Small Tractors in S.C.
On top of an already difficult market for compact and utility tractors, Coker Fogle says that many of the dealers in the southern region of the country are still feeling the effects of the Farmtrac debacle.
Fogle, owner of Fogles Farm Machinery, Livingston, S.C., says the outlook is grim in his area of the country. "Tractor sales were off around 35% last year and on Farmtrac equipment they were dead in the water. Most dealers lost all their profits on Farmtrac tractors."
With other equipment, the situation wasn't quite as bad according to Fogle. "Disc harrows and bush hogging equipment were up about 5% and overall trailer sales were down somewhat. Sales of special-order trailers, like enclosed trailers and open heavy-duty units, were up around 4%."
Fogle reports that his dealership's total sales for all of 2008 were down 3% from 2007 and doesn't see a major bounce in his business for at least a couple years.
"After the new president gets in and the housing market finally hits bottom, then we will see a turnaround, but it will take two years to really see a big boost in our farm equipment business. There's money out there, but a lot of folks are backing up on big purchase items for now. That's what we're seeing down here," says Fogle.
From Tennessee & Kentucky
Tim Brannon owns two dealerships that handle AGCO and Massey Ferguson equipment and several shortlines in Paris, Tenn., and Hopkinsville, Ky. He took and shared his views on everything from why compact and utility-type tractors aren't selling well and why the big 4WD units are moving off dealer lots. Some personal anecdotes also illustrate what he's seeing in his neck of the woods.

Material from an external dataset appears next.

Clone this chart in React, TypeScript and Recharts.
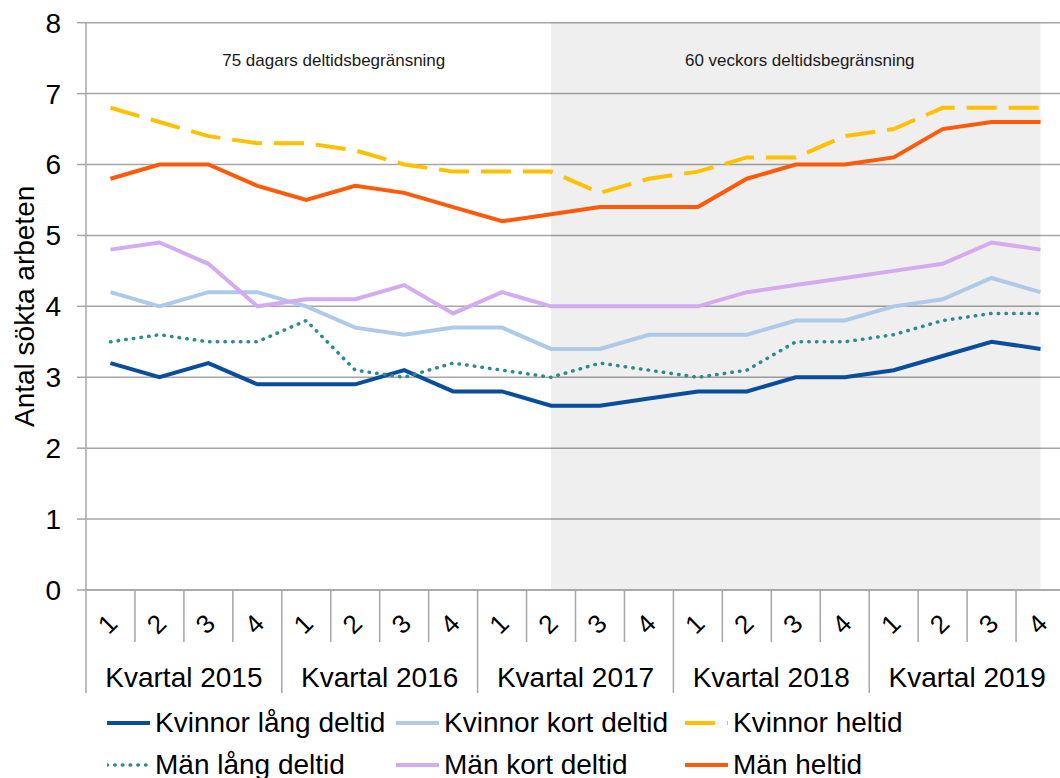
import React from "react";
import {
  CartesianGrid,
  Line,
  LineChart,
  ReferenceArea,
  XAxis,
  YAxis,
} from "recharts";

const FONT = '"Liberation Sans", Arial, sans-serif';

const YEARS = ["2015", "2016", "2017", "2018", "2019"];
const QUARTERS = ["1", "2", "3", "4"];
const Y_TICKS = [0, 1, 2, 3, 4, 5, 6, 7, 8];
const Y_TITLE = "Antal sökta arbeten";
const PERIOD_LABELS = ["75 dagars deltidsbegränsning", "60 veckors deltidsbegränsning"];

const kvinnorLang = [3.2, 3.0, 3.2, 2.9, 2.9, 2.9, 3.1, 2.8, 2.8, 2.6, 2.6, 2.7, 2.8, 2.8, 3.0, 3.0, 3.1, 3.3, 3.5, 3.4];
const kvinnorKort = [4.2, 4.0, 4.2, 4.2, 4.0, 3.7, 3.6, 3.7, 3.7, 3.4, 3.4, 3.6, 3.6, 3.6, 3.8, 3.8, 4.0, 4.1, 4.4, 4.2];
const kvinnorHeltid = [6.8, 6.6, 6.4, 6.3, 6.3, 6.2, 6.0, 5.9, 5.9, 5.9, 5.6, 5.8, 5.9, 6.1, 6.1, 6.4, 6.5, 6.8, 6.8, 6.8];
const manLang = [3.5, 3.6, 3.5, 3.5, 3.8, 3.1, 3.0, 3.2, 3.1, 3.0, 3.2, 3.1, 3.0, 3.1, 3.5, 3.5, 3.6, 3.8, 3.9, 3.9];
const manKort = [4.8, 4.9, 4.6, 4.0, 4.1, 4.1, 4.3, 3.9, 4.2, 4.0, 4.0, 4.0, 4.0, 4.2, 4.3, 4.4, 4.5, 4.6, 4.9, 4.8];
const manHeltid = [5.8, 6.0, 6.0, 5.7, 5.5, 5.7, 5.6, 5.4, 5.2, 5.3, 5.4, 5.4, 5.4, 5.8, 6.0, 6.0, 6.1, 6.5, 6.6, 6.6];

// legend order: row by row, three per row
const SERIES = [
  { key: "kvinnorLang", name: "Kvinnor lång deltid", values: kvinnorLang, color: "#0a4d9c", width: 4 },
  { key: "kvinnorKort", name: "Kvinnor kort deltid", values: kvinnorKort, color: "#aecae9", width: 4 },
  { key: "kvinnorHeltid", name: "Kvinnor heltid", values: kvinnorHeltid, color: "#ffc000", width: 4, dash: "30 12" },
  { key: "manLang", name: "Män lång deltid", values: manLang, color: "#2b8c8c", width: 3.5, dash: "0.5 7.2", cap: "round" as const },
  { key: "manKort", name: "Män kort deltid", values: manKort, color: "#d4abef", width: 4 },
  { key: "manHeltid", name: "Män heltid", values: manHeltid, color: "#ff590a", width: 4 },
];

const data = YEARS.flatMap((year, yi) =>
  QUARTERS.map((q, qi) => {
    const i = yi * QUARTERS.length + qi;
    const row: Record<string, string | number> = { label: `${year}-${q}`, year, quarter: q };
    SERIES.forEach((s) => {
      row[s.key] = s.values[i];
    });
    return row;
  })
);

const CHART_W = 1080;
const CHART_H = 778;
const PLOT_LEFT = 86;
const RIGHT_MARGIN = 15;
const BAND = (CHART_W - PLOT_LEFT - RIGHT_MARGIN) / data.length;
const GRID = "#a6a6a6";

function QuarterTick(props: any) {
  const { x, y, index } = props;
  const row = data[index];
  if (!row) return null;
  const half = BAND / 2;
  const isYearEnd = row.quarter === QUARTERS[QUARTERS.length - 1];
  return (
    <g>
      {index === 0 && (
        <line x1={x - half} x2={x - half} y1={y} y2={y + 103} stroke={GRID} strokeWidth={1.5} />
      )}
      <line
        x1={x + half}
        x2={x + half}
        y1={y}
        y2={y + (isYearEnd ? 103 : 52)}
        stroke={GRID}
        strokeWidth={1.5}
      />
      <text
        x={x - 3}
        y={y + 34}
        transform={`rotate(-45 ${x - 3} ${y + 34})`}
        textAnchor="middle"
        dominantBaseline="central"
        fontSize={26}
        fontFamily={FONT}
        fill="#000"
      >
        {row.quarter}
      </text>
      {row.quarter === "2" && (
        <text
          x={x + half}
          y={y + 87}
          textAnchor="middle"
          dominantBaseline="central"
          fontSize={28}
          fontFamily={FONT}
          fill="#000"
        >
          {`Kvartal ${row.year}`}
        </text>
      )}
    </g>
  );
}

function YTitle(props: any) {
  const vb = props.viewBox || { x: 0, y: 0, width: 0, height: 0 };
  const cx = vb.x + 25;
  const cy = vb.y + vb.height / 2;
  return (
    <text
      x={cx}
      y={cy}
      transform={`rotate(-90 ${cx} ${cy})`}
      textAnchor="middle"
      dominantBaseline="central"
      fontSize={28}
      fontFamily={FONT}
      fill="#000"
    >
      {Y_TITLE}
    </text>
  );
}

function ChartLegend() {
  return (
    <div
      style={{
        position: "absolute",
        left: 0,
        top: 702,
        width: 1060,
        height: 84,
        fontFamily: FONT,
        fontSize: 28,
        color: "#000",
      }}
    >
      {SERIES.map((s, i) => (
        <div
          key={s.key}
          style={{
            position: "absolute",
            left: 107 + (i % 3) * 289,
            top: Math.floor(i / 3) * 42,
            height: 42,
            display: "flex",
            alignItems: "center",
            whiteSpace: "nowrap",
          }}
        >
          <svg width={48} height={10} style={{ display: "block" }}>
            <line
              x1={0}
              x2={43}
              y1={5}
              y2={5}
              stroke={s.color}
              strokeWidth={s.width}
              strokeDasharray={s.dash}
              strokeLinecap={s.cap}
            />
          </svg>
          <span>{s.name}</span>
        </div>
      ))}
    </div>
  );
}

export default function App() {
  const first = data[0].label as string;
  const split = data[9].label as string;
  const last = data[data.length - 1].label as string;
  return (
    <div
      style={{
        position: "absolute",
        left: 0,
        top: 0,
        width: 1060,
        height: 778,
        overflow: "hidden",
        background: "#fff",
      }}
    >
      <LineChart
        width={CHART_W}
        height={CHART_H}
        data={data}
        margin={{ top: 22.7, right: RIGHT_MARGIN, bottom: 78, left: 0 }}
      >
        <CartesianGrid vertical={false} stroke={GRID} strokeWidth={1.5} />
        <ReferenceArea
          x1={split}
          x2={last}
          y1={0}
          y2={8}
          fill="#000"
          fillOpacity={0.063}
          stroke="none"
          label={{
            value: PERIOD_LABELS[1],
            position: "insideTop",
            offset: 31,
            fontSize: 17,
            fontFamily: FONT,
            fill: "#1a1a1a",
            dx: 4,
          }}
        />
        <ReferenceArea
          x1={first}
          x2={split}
          y1={0}
          y2={8}
          fill="none"
          stroke="none"
          label={{
            value: PERIOD_LABELS[0],
            position: "insideTop",
            offset: 31,
            fontSize: 17,
            fontFamily: FONT,
            fill: "#1a1a1a",
            dx: 3,
          }}
        />
        <XAxis
          dataKey="label"
          interval={0}
          height={110}
          padding={{ left: BAND / 2, right: BAND / 2 }}
          tickLine={false}
          tickSize={0}
          tickMargin={0}
          axisLine={{ stroke: GRID, strokeWidth: 1.5 }}
          tick={<QuarterTick />}
        />
        <YAxis
          domain={[0, 8]}
          ticks={Y_TICKS}
          width={PLOT_LEFT}
          tickSize={9}
          tickMargin={16}
          axisLine={{ stroke: GRID, strokeWidth: 1.5 }}
          tickLine={{ stroke: GRID, strokeWidth: 1.5 }}
          tick={{ fontSize: 28, fontFamily: FONT, fill: "#000" }}
          label={<YTitle />}
        />
        {SERIES.map((s) => (
          <Line
            key={s.key}
            dataKey={s.key}
            name={s.name}
            type="linear"
            stroke={s.color}
            strokeWidth={s.width}
            strokeDasharray={s.dash}
            strokeLinecap={s.cap}
            dot={false}
            activeDot={false}
            isAnimationActive={false}
          />
        ))}
      </LineChart>
      <ChartLegend />
    </div>
  );
}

He reports that ag equipment sales to the consumer market — particularly compact tractors under 50 horsepower — were off about 19% in December and believes the trend will continue, "as long as the economy is in the tank."
He adds, "President-elect Obama might provide some stimulation, the but a $500 check won't get the housing market going again. The reason why the sales of compact tractors were so great for so long was due to housing starts. I'm talking about 'BIG' houses and Ranchettes — 10 acres, 2 horses and a barn. 'Dream houses' with a small tractor with a loader and mower. Not too long ago, buying a small tractor didn't add much to people's other monthly payments.
"With housing down, so went the new small tractor sales," says Brannon. "Kubota told their dealers 'don't let inventory put you out of business.' If you order it, you get it and you pay for it — no handouts."
He also adds that Massey Ferguson is currently offering 6-year free financing on compact tractors. "Some models are discounted as much as 20%. This is a scary market," Brannon says.
As for the ag end of the market, "Cattle, as in cow-calf operation, are in the dumper as well," he explains. "It's impossible right now to turn a profit, but folks keep doing it because the land isn't suitable for row crops and 'It's what Dad always did.'
"This is also hurting the small regular tractor [40-60 horsepower] sales down," says Brannon.
"Also keep in mind these tractors represent a high numbers segment. They are still being sold, but volume is off 10% in this area compared to last few years. Will it pick up? Probably some, but it depends on corn prices and what the general economy does."
To illustrate his point, Brannon adds this personal anecdote: "We went to a steak house last week and there was no line — it's usually a half hour to 45 minute wait. It looks to me like the demand for rib eyes is way down. When people start popping for steaks then the market will follow."
"Tractors above 100 horsepower? Demand is good but the volume isn't nearly what it is for the small tractors. The big area is high-horsepower, articulated 4WD units." He sees Midwest farms getting larger, gobbling up land left by retirees. As they do, Midwest farmers will more and larger equipment and implements.
He believes along the way, farmers will hit a point of diminishing returns when it comes to farm size. "It takes a special person to manage a large farm. As farms get larger they usually diminish in productivity and quality."